Records with drawing code:

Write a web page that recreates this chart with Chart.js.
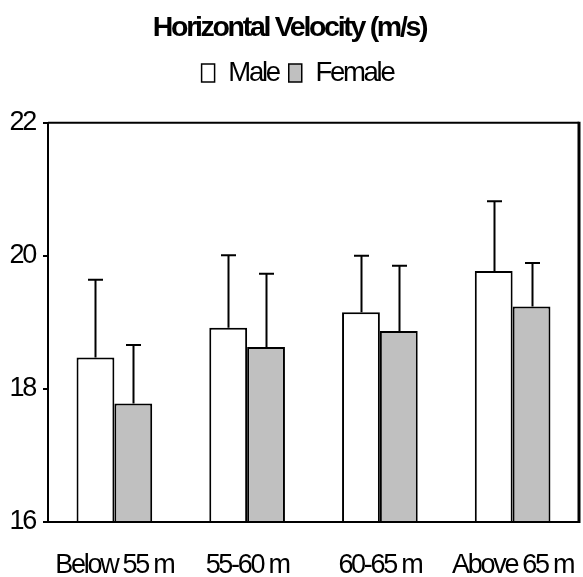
<!DOCTYPE html>
<html>
<head>
<meta charset="utf-8">
<script src="https://cdn.jsdelivr.net/npm/chart.js@4/dist/chart.umd.min.js"></script>
<style>
html,body{margin:0;padding:0;background:#fff;}
canvas{display:block;}
</style>
</head>
<body>
<canvas id="c" width="583" height="577"></canvas>
<script>
const categories = ["Below 55 m", "55-60 m", "60-65 m", "Above 65 m"];
const maleMeans = [18.47, 18.92, 19.15, 19.77];
const maleSD = [1.17, 1.09, 0.85, 1.05];
const femaleMeans = [17.78, 18.63, 18.87, 19.24];
const femaleSD = [0.88, 1.10, 0.98, 0.65];
const yTicks = [16, 18, 20, 22];
const titleText = "Horizontal Velocity (m/s)";
const seriesNames = ["Male", "Female"];

const FONT = "'Liberation Sans', Arial, sans-serif";
const SPACING = "-2.3px";

const spacingPlugin = {
  id: 'spacing',
  beforeInit(chart){
    chart.ctx.letterSpacing = SPACING;
    const lg = chart.legend;
    if (lg) {
      const fit = lg.fit;
      lg.fit = function(){ fit.call(this); this.height += 26; };
    }
  },
  beforeUpdate(chart){ chart.ctx.letterSpacing = SPACING; },
  beforeLayout(chart){ chart.ctx.letterSpacing = SPACING; },
  afterLayout(chart){ if (chart.legend) { chart.legend.left += 16; } },
  beforeDraw(chart){ chart.ctx.letterSpacing = SPACING; }
};

const errorBars = {
  id: 'errorBars',
  afterDatasetsDraw(chart){
    const ctx = chart.ctx;
    const y = chart.scales.y;
    const sds = [maleSD, femaleSD];
    ctx.save();
    ctx.strokeStyle = '#000';
    ctx.lineWidth = 2;
    chart.data.datasets.forEach((ds, i) => {
      const meta = chart.getDatasetMeta(i);
      meta.data.forEach((el, j) => {
        const top = y.getPixelForValue(ds.data[j] + sds[i][j]);
        const x = Math.round(el.x) + 0.5;
        ctx.beginPath();
        ctx.moveTo(x, el.y);
        ctx.lineTo(x, top);
        ctx.moveTo(x - 7.5, top);
        ctx.lineTo(x + 7.5, top);
        ctx.stroke();
      });
    });
    ctx.restore();
  }
};

const frame = {
  id: 'frame',
  afterDraw(chart){
    const a = chart.chartArea;
    const ctx = chart.ctx;
    ctx.save();
    ctx.strokeStyle = '#000';
    ctx.lineWidth = 2;
    ctx.beginPath();
    ctx.moveTo(a.left, a.top);
    ctx.lineTo(a.right, a.top);
    ctx.moveTo(a.left, a.top);
    ctx.lineTo(a.left, a.bottom);
    ctx.lineTo(a.right, a.bottom);
    ctx.stroke();
    ctx.lineWidth = 3;
    ctx.beginPath();
    ctx.moveTo(a.right, a.top - 1);
    ctx.lineTo(a.right, a.bottom + 1);
    ctx.stroke();
    ctx.restore();
  }
};

new Chart(document.getElementById('c'), {
  type: 'bar',
  data: {
    labels: categories,
    datasets: [
      { label: seriesNames[0], data: maleMeans, backgroundColor: '#ffffff', borderColor: '#000', borderWidth: 2, borderSkipped: false },
      { label: seriesNames[1], data: femaleMeans, backgroundColor: '#c0c0c0', borderColor: '#000', borderWidth: 2, borderSkipped: false }
    ]
  },
  options: {
    responsive: false,
    devicePixelRatio: 1,
    animation: false,
    layout: { autoPadding: false, padding: { left: 0, right: 4, top: 0, bottom: 0 } },
    datasets: { bar: { categoryPercentage: 0.57, barPercentage: 1.0 } },
    plugins: {
      tooltip: { enabled: false },
      title: {
        display: true,
        text: titleText,
        color: '#000',
        font: { family: FONT, size: 28.5, weight: 'bold' },
        padding: { top: 11, bottom: 4 }
      },
      legend: {
        display: true,
        labels: {
          color: '#000',
          font: { family: FONT, size: 27.5 },
          boxWidth: 13,
          boxHeight: 18,
          padding: 10,
          generateLabels(chart){
            return chart.data.datasets.map((ds, i) => ({
              text: ds.label,
              fillStyle: ds.backgroundColor,
              strokeStyle: '#000',
              lineWidth: 1.5,
              datasetIndex: i,
              hidden: false
            }));
          }
        }
      }
    },
    scales: {
      x: {
        afterFit(scale){ scale.height = 55; scale.paddingLeft = 0; scale.paddingRight = 0; },
        grid: { display: false, drawTicks: false },
        border: { display: false },
        ticks: { color: '#000', font: { family: FONT, size: 27 }, padding: 27, maxRotation: 0, autoSkip: false }
      },
      y: {
        min: 16, max: 22,
        afterFit(scale){ scale.width = 48; scale.paddingTop = 0; scale.paddingBottom = 0; },
        afterBuildTicks(scale){ scale.ticks = yTicks.map(v => ({ value: v })); },
        grid: { drawOnChartArea: false, drawTicks: true, tickLength: 5, color: '#000', lineWidth: 2 },
        border: { display: false },
        ticks: { color: '#000', font: { family: FONT, size: 27 }, padding: 8 }
      }
    }
  },
  plugins: [spacingPlugin, errorBars, frame]
});
</script>
</body>
</html>
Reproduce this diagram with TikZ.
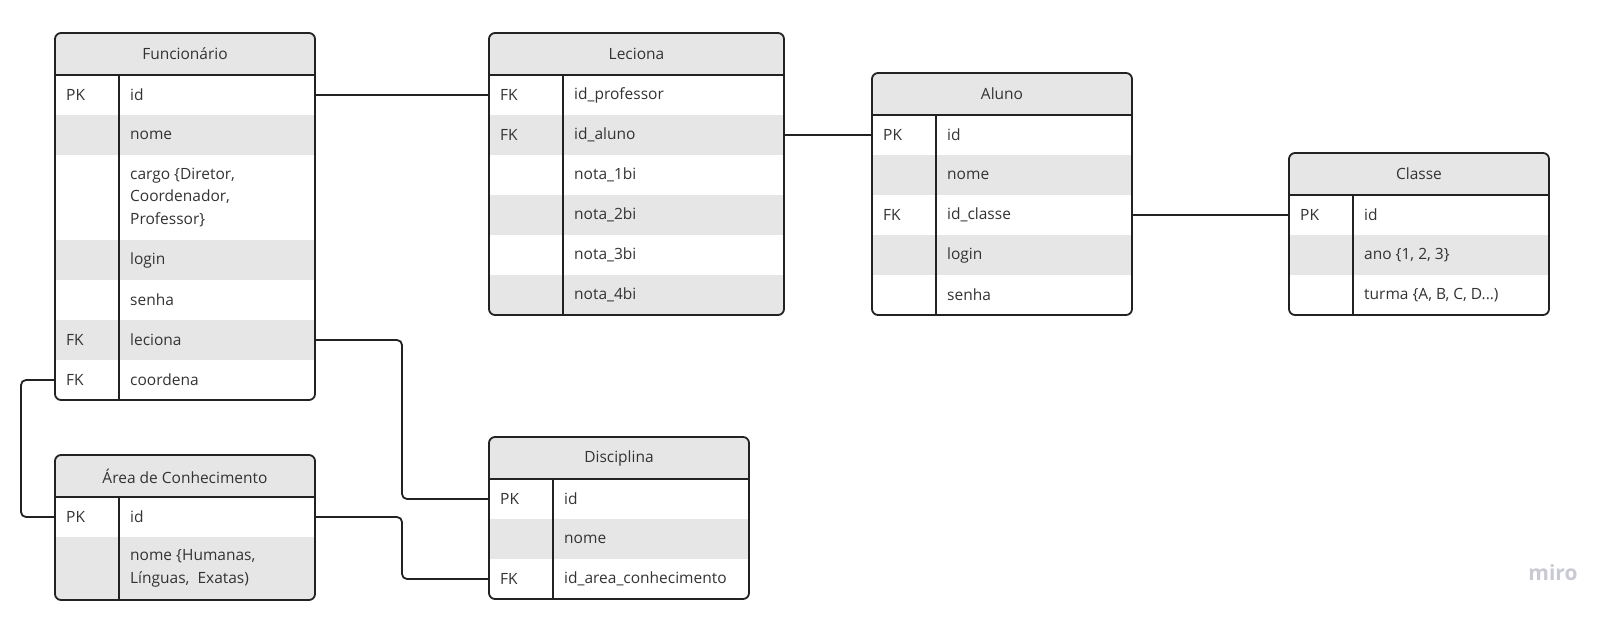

== What is expected ==
Copy each line in full and exactly, omitting any picture.

== Written response ==
Write a web page that recreates this chart with Chart.js.
<!DOCTYPE html>
<html>
<head>
<meta charset="utf-8">
<script src="https://cdn.jsdelivr.net/npm/chart.js@4/dist/chart.umd.min.js"></script>
<style>
html,body{margin:0;padding:0;background:#fff;}
canvas{display:block;}
</style>
</head>
<body>
<canvas id="c" width="583" height="577"></canvas>
<script>
const categories = ["Below 55 m", "55-60 m", "60-65 m", "Above 65 m"];
const maleMeans = [18.47, 18.92, 19.15, 19.77];
const maleSD = [1.17, 1.09, 0.85, 1.05];
const femaleMeans = [17.78, 18.63, 18.87, 19.24];
const femaleSD = [0.88, 1.10, 0.98, 0.65];
const yTicks = [16, 18, 20, 22];
const titleText = "Horizontal Velocity (m/s)";
const seriesNames = ["Male", "Female"];

const FONT = "'Liberation Sans', Arial, sans-serif";
const SPACING = "-2.3px";

const spacingPlugin = {
  id: 'spacing',
  beforeInit(chart){
    chart.ctx.letterSpacing = SPACING;
    const lg = chart.legend;
    if (lg) {
      const fit = lg.fit;
      lg.fit = function(){ fit.call(this); this.height += 26; };
    }
  },
  beforeUpdate(chart){ chart.ctx.letterSpacing = SPACING; },
  beforeLayout(chart){ chart.ctx.letterSpacing = SPACING; },
  afterLayout(chart){ if (chart.legend) { chart.legend.left += 16; } },
  beforeDraw(chart){ chart.ctx.letterSpacing = SPACING; }
};

const errorBars = {
  id: 'errorBars',
  afterDatasetsDraw(chart){
    const ctx = chart.ctx;
    const y = chart.scales.y;
    const sds = [maleSD, femaleSD];
    ctx.save();
    ctx.strokeStyle = '#000';
    ctx.lineWidth = 2;
    chart.data.datasets.forEach((ds, i) => {
      const meta = chart.getDatasetMeta(i);
      meta.data.forEach((el, j) => {
        const top = y.getPixelForValue(ds.data[j] + sds[i][j]);
        const x = Math.round(el.x) + 0.5;
        ctx.beginPath();
        ctx.moveTo(x, el.y);
        ctx.lineTo(x, top);
        ctx.moveTo(x - 7.5, top);
        ctx.lineTo(x + 7.5, top);
        ctx.stroke();
      });
    });
    ctx.restore();
  }
};

const frame = {
  id: 'frame',
  afterDraw(chart){
    const a = chart.chartArea;
    const ctx = chart.ctx;
    ctx.save();
    ctx.strokeStyle = '#000';
    ctx.lineWidth = 2;
    ctx.beginPath();
    ctx.moveTo(a.left, a.top);
    ctx.lineTo(a.right, a.top);
    ctx.moveTo(a.left, a.top);
    ctx.lineTo(a.left, a.bottom);
    ctx.lineTo(a.right, a.bottom);
    ctx.stroke();
    ctx.lineWidth = 3;
    ctx.beginPath();
    ctx.moveTo(a.right, a.top - 1);
    ctx.lineTo(a.right, a.bottom + 1);
    ctx.stroke();
    ctx.restore();
  }
};

new Chart(document.getElementById('c'), {
  type: 'bar',
  data: {
    labels: categories,
    datasets: [
      { label: seriesNames[0], data: maleMeans, backgroundColor: '#ffffff', borderColor: '#000', borderWidth: 2, borderSkipped: false },
      { label: seriesNames[1], data: femaleMeans, backgroundColor: '#c0c0c0', borderColor: '#000', borderWidth: 2, borderSkipped: false }
    ]
  },
  options: {
    responsive: false,
    devicePixelRatio: 1,
    animation: false,
    layout: { autoPadding: false, padding: { left: 0, right: 4, top: 0, bottom: 0 } },
    datasets: { bar: { categoryPercentage: 0.57, barPercentage: 1.0 } },
    plugins: {
      tooltip: { enabled: false },
      title: {
        display: true,
        text: titleText,
        color: '#000',
        font: { family: FONT, size: 28.5, weight: 'bold' },
        padding: { top: 11, bottom: 4 }
      },
      legend: {
        display: true,
        labels: {
          color: '#000',
          font: { family: FONT, size: 27.5 },
          boxWidth: 13,
          boxHeight: 18,
          padding: 10,
          generateLabels(chart){
            return chart.data.datasets.map((ds, i) => ({
              text: ds.label,
              fillStyle: ds.backgroundColor,
              strokeStyle: '#000',
              lineWidth: 1.5,
              datasetIndex: i,
              hidden: false
            }));
          }
        }
      }
    },
    scales: {
      x: {
        afterFit(scale){ scale.height = 55; scale.paddingLeft = 0; scale.paddingRight = 0; },
        grid: { display: false, drawTicks: false },
        border: { display: false },
        ticks: { color: '#000', font: { family: FONT, size: 27 }, padding: 27, maxRotation: 0, autoSkip: false }
      },
      y: {
        min: 16, max: 22,
        afterFit(scale){ scale.width = 48; scale.paddingTop = 0; scale.paddingBottom = 0; },
        afterBuildTicks(scale){ scale.ticks = yTicks.map(v => ({ value: v })); },
        grid: { drawOnChartArea: false, drawTicks: true, tickLength: 5, color: '#000', lineWidth: 2 },
        border: { display: false },
        ticks: { color: '#000', font: { family: FONT, size: 27 }, padding: 8 }
      }
    }
  },
  plugins: [spacingPlugin, errorBars, frame]
});
</script>
</body>
</html>
Reproduce this diagram with TikZ.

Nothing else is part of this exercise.